Published on June 22, 2021 by Luc Rinaldi for CPA Canada

The small town of Sioux Lookout, Ont., sits halfway between Thunder Bay and Winnipeg, enveloped by picturesque lakes, dense forest and the Canadian Shield. It’s home to roughly 5,000 people and the Sioux Lookout Airport, a hub for travellers flying between southern cities and remote northern communities.

In late 2015, as temperatures crept below freezing, a chief from a First Nations community asked the town’s mayor, Doug Lawrance, whether he could house two of its members who had moved to Sioux Lookout but had nowhere to stay. Lawrance called a handful of local housing agencies, but none had room; they were already struggling to find beds for dozens of people, most of them Indigenous. “There were just no solutions,” Lawrance said at the time. So he wrote to the provincial ministry responsible for housing, pleading for help. “The need is incredible.”

Sioux Lookout is a microcosm of the housing crisis facing Indigenous people across the country. Adequate housing is essential for stability, and yet, despite accounting for only 4.9 per cent of the population, Indigenous people are disproportionately represented among Canada’s unhoused, and they’re more likely to live in precarious housing. Inadequate housing is often at the root of their over-representation in foster care and prison, and housing is mentioned nearly 300 times in the final report prepared by the National Inquiry Into Missing and Murdered Indigenous Women. Indigenous people are also more likely to be unemployed; it’s difficult to find a job when you live in your car. “If you don’t have your foundational needs met—one of them being shelter—nothing else can really thrive,” says Margaret Pfoh, CEO of the Aboriginal Housing Management Association, an umbrella organization of Indigenous housing and service providers in B.C. “Without housing, how can we focus on education, on health, on reuniting families?”

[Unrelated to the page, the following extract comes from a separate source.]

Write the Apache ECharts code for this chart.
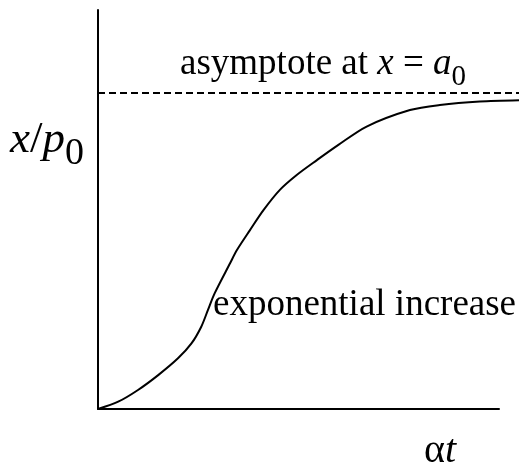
<!DOCTYPE html>
<html>
<head>
<meta charset="utf-8">
<script src="https://cdn.jsdelivr.net/npm/echarts@6/dist/echarts.min.js"></script>
<style>
  html, body { margin: 0; padding: 0; background: #ffffff; }
  #chart { width: 519px; height: 468px; }
</style>
</head>
<body>
<div id="chart"></div>
<script>
// Sigmoid growth of x/p0 against αt, approaching the asymptote x = a0
const tValues = [0, 0.48, 0.95, 1.43, 1.90, 2.22, 2.45, 2.61, 2.77, 3.14, 3.30, 3.61, 3.93, 4.32, 4.72, 5.20, 5.71, 6.38, 7.41, 8.12, 9.07, 10];
const xValues = [0, 0.023, 0.060, 0.107, 0.160, 0.207, 0.259, 0.312, 0.365, 0.461, 0.502, 0.565, 0.628, 0.692, 0.739, 0.786, 0.834, 0.892, 0.944, 0.960, 0.971, 0.975];
const asymptote = 1;
const tMax = 10;
const yMax = 1.26;

const FONT = "'Liberation Serif', 'Times New Roman', serif";

const chart = echarts.init(document.getElementById('chart'), null, { renderer: 'canvas' });

// text measuring for placing the inline pieces of the labels
const ctx = document.createElement('canvas').getContext('2d');
function fontStr(size, italic) {
  return (italic ? 'italic ' : '') + size + 'px ' + FONT;
}
function measure(text, size, italic) {
  ctx.font = fontStr(size, italic);
  return ctx.measureText(text).width;
}
// a run of text pieces laid out left to right on a baseline
function textRun(x0, baseline, pieces) {
  const out = [];
  let x = x0;
  pieces.forEach(p => {
    const dy = p.dy || 0;
    out.push({
      type: 'text',
      x: x,
      y: baseline + dy - 0.34 * p.size,
      silent: true,
      style: {
        text: p.text,
        font: fontStr(p.size, p.italic),
        fill: '#000',
        align: 'left',
        verticalAlign: 'middle'
      }
    });
    x += measure(p.text, p.size, p.italic);
  });
  return out;
}

const seriesData = tValues.map((t, i) => [t, xValues[i]]);

const graphics = [].concat(
  textRun(180, 77, [
    { text: 'asymptote at ', size: 37 },
    { text: 'x', size: 37, italic: true },
    { text: ' = ', size: 37 },
    { text: 'a', size: 37, italic: true },
    { text: '0', size: 29, dy: 10 }
  ]),
  textRun(213, 318, [
    { text: 'exponential increase', size: 37 }
  ]),
  textRun(10, 155, [
    { text: 'x', size: 45, italic: true },
    { text: '/', size: 45 },
    { text: 'p', size: 45, italic: true },
    { text: '0', size: 38, dy: 12 }
  ]),
  textRun(424, 465, [
    { text: 'α', size: 40 },
    { text: 't', size: 40, italic: true }
  ])
);

const option = {
  backgroundColor: '#ffffff',
  animation: false,
  grid: [
    { left: 98, right: 0, top: 10, bottom: 59 },
    { left: 98, right: 20, top: 10, bottom: 59 }
  ],
  xAxis: [
    {
      gridIndex: 0, type: 'value', min: 0, max: tMax,
      axisLine: { show: false }, axisTick: { show: false },
      axisLabel: { show: false }, splitLine: { show: false }
    },
    {
      gridIndex: 1, type: 'value', min: 0, max: 1,
      axisLine: { show: true, onZero: false, lineStyle: { color: '#000', width: 2 } },
      axisTick: { show: false }, axisLabel: { show: false }, splitLine: { show: false }
    }
  ],
  yAxis: [
    {
      gridIndex: 0, type: 'value', min: 0, max: yMax,
      axisLine: { show: true, onZero: false, lineStyle: { color: '#000', width: 2 } },
      axisTick: { show: false }, axisLabel: { show: false }, splitLine: { show: false }
    },
    {
      gridIndex: 1, type: 'value', min: 0, max: 1, show: false
    }
  ],
  series: [
    {
      type: 'line',
      xAxisIndex: 0, yAxisIndex: 0,
      data: seriesData,
      smooth: 0.3,
      showSymbol: false,
      silent: true,
      lineStyle: { color: '#000', width: 2 },
      markLine: {
        silent: true,
        symbol: 'none',
        label: { show: false },
        lineStyle: { color: '#000', width: 2, type: [7, 4] },
        data: [{ yAxis: asymptote }]
      }
    }
  ],
  graphic: graphics
};

chart.setOption(option);
</script>
</body>
</html>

In response to Lawrance’s letter and similar requests for help from the social housing agency in the area, Justin Marchand flew to Sioux Lookout in 2016. At the time, Marchand, a CPA, was the director of operations for Ontario Aboriginal Housing Services (OAHS), a non-profit based in Sault Ste. Marie, Ont., that provides shelter, affordable rentals, home-ownership programs and support services to both Indigenous and non-Indigenous people. It’s Ontario’s largest Indigenous housing provider. “If somebody comes through the door and needs help, we help them,” he says.